COLLECTED DATA:

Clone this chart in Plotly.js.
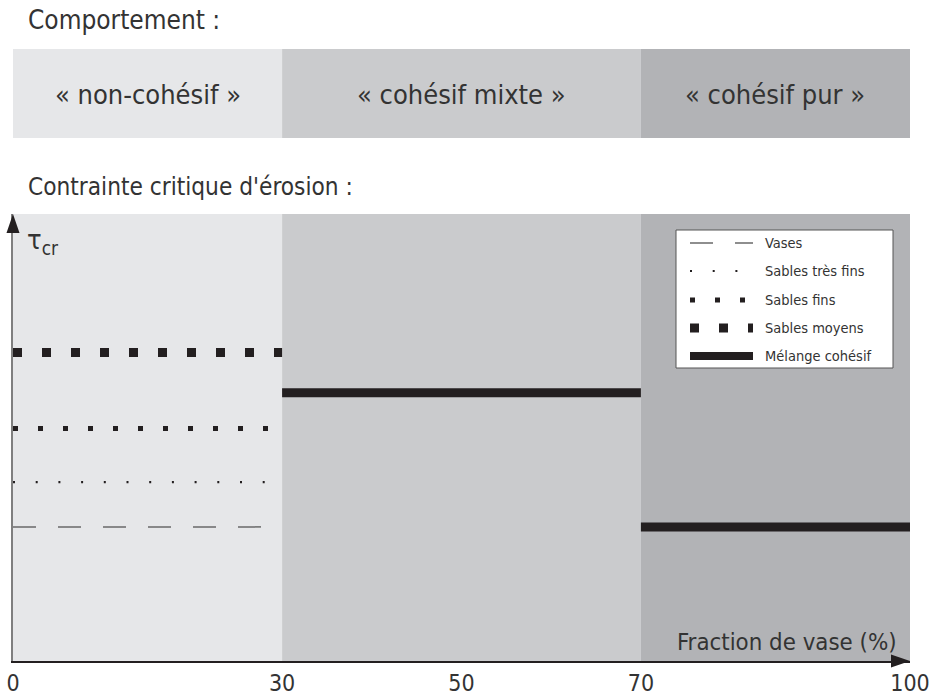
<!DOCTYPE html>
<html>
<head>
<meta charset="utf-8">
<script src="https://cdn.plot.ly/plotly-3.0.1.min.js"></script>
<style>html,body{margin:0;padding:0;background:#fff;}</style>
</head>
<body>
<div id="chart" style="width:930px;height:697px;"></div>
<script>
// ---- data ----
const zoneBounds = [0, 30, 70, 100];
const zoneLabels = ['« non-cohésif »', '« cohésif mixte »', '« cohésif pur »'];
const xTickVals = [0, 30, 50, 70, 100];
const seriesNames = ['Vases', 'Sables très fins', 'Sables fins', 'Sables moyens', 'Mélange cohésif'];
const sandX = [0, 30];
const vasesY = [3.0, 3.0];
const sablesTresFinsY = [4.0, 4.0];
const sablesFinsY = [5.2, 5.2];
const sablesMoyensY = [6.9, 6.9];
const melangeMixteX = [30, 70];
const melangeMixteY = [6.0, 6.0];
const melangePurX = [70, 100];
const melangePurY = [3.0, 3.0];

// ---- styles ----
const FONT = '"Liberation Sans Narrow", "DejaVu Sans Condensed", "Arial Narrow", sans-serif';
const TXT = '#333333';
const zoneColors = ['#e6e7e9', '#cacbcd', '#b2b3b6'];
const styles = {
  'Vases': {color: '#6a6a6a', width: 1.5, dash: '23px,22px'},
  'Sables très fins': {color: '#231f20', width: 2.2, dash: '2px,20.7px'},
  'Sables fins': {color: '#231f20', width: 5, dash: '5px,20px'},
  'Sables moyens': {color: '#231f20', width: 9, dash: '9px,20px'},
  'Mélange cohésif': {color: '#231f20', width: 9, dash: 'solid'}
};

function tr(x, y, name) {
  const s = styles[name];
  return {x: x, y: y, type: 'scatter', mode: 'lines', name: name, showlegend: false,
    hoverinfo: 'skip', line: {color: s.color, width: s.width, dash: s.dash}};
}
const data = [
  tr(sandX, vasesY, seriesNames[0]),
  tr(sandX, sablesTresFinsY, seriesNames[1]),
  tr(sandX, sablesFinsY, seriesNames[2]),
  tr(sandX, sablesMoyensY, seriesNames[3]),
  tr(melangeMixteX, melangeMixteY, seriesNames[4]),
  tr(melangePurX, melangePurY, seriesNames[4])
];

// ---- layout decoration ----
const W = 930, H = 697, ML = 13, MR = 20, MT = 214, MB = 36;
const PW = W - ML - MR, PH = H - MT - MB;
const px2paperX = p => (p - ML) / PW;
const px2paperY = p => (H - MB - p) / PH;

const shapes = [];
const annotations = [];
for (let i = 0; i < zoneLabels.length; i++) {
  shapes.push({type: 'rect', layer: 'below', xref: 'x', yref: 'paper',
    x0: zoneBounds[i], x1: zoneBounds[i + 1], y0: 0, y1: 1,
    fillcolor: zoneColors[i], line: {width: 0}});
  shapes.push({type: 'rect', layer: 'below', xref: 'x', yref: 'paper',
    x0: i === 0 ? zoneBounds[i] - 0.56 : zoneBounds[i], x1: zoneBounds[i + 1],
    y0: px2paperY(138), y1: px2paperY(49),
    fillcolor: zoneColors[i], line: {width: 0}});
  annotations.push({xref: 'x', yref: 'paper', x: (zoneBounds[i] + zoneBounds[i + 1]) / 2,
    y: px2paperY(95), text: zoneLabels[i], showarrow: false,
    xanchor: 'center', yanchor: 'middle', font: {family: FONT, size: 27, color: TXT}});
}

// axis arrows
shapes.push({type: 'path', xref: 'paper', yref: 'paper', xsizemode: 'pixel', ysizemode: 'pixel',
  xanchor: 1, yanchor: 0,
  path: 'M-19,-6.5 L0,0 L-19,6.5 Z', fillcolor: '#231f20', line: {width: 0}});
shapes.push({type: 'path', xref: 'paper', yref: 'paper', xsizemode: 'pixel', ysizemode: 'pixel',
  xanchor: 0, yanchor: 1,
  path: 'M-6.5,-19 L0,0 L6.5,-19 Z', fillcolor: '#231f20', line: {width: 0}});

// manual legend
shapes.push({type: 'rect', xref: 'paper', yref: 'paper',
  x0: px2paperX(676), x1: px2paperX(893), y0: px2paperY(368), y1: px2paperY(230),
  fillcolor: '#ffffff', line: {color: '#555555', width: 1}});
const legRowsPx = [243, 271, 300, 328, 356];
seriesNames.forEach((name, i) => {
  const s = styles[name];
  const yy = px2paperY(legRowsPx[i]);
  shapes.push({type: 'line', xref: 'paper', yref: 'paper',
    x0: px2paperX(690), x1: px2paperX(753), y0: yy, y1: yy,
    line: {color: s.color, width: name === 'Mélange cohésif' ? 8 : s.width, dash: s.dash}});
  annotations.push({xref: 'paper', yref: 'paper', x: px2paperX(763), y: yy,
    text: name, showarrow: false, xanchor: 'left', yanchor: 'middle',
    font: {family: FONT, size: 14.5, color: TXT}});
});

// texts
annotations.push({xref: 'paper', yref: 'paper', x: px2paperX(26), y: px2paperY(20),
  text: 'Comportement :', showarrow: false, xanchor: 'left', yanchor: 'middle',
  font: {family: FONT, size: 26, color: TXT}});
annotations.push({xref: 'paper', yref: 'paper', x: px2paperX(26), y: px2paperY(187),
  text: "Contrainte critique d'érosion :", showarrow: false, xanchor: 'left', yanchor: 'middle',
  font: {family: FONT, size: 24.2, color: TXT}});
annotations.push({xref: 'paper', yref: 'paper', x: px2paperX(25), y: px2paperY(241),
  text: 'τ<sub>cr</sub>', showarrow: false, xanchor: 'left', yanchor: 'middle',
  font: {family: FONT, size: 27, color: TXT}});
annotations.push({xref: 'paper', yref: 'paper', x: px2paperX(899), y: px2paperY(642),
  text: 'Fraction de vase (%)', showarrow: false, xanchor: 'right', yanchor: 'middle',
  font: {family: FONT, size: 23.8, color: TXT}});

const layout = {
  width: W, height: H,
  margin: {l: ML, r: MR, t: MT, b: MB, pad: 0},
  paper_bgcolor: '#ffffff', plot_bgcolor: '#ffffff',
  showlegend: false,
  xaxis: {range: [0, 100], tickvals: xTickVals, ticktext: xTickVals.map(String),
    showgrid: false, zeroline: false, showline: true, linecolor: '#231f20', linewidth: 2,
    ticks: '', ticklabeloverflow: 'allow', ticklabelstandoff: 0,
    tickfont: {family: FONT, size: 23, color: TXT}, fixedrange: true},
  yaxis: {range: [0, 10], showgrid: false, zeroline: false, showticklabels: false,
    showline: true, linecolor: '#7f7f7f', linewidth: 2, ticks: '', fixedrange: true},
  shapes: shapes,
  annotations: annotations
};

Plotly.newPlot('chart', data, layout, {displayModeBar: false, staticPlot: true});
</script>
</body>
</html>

GOAL: Pictures excluded, repeat exactly the lines from the top of the material through the line with "const melangePurY = [3.0, 3.0];", including both of those lines.

EXERCISE ANSWER:
Clone this chart in Plotly.js.
<!DOCTYPE html>
<html>
<head>
<meta charset="utf-8">
<script src="https://cdn.plot.ly/plotly-3.0.1.min.js"></script>
<style>html,body{margin:0;padding:0;background:#fff;}</style>
</head>
<body>
<div id="chart" style="width:930px;height:697px;"></div>
<script>
// ---- data ----
const zoneBounds = [0, 30, 70, 100];
const zoneLabels = ['« non-cohésif »', '« cohésif mixte »', '« cohésif pur »'];
const xTickVals = [0, 30, 50, 70, 100];
const seriesNames = ['Vases', 'Sables très fins', 'Sables fins', 'Sables moyens', 'Mélange cohésif'];
const sandX = [0, 30];
const vasesY = [3.0, 3.0];
const sablesTresFinsY = [4.0, 4.0];
const sablesFinsY = [5.2, 5.2];
const sablesMoyensY = [6.9, 6.9];
const melangeMixteX = [30, 70];
const melangeMixteY = [6.0, 6.0];
const melangePurX = [70, 100];
const melangePurY = [3.0, 3.0];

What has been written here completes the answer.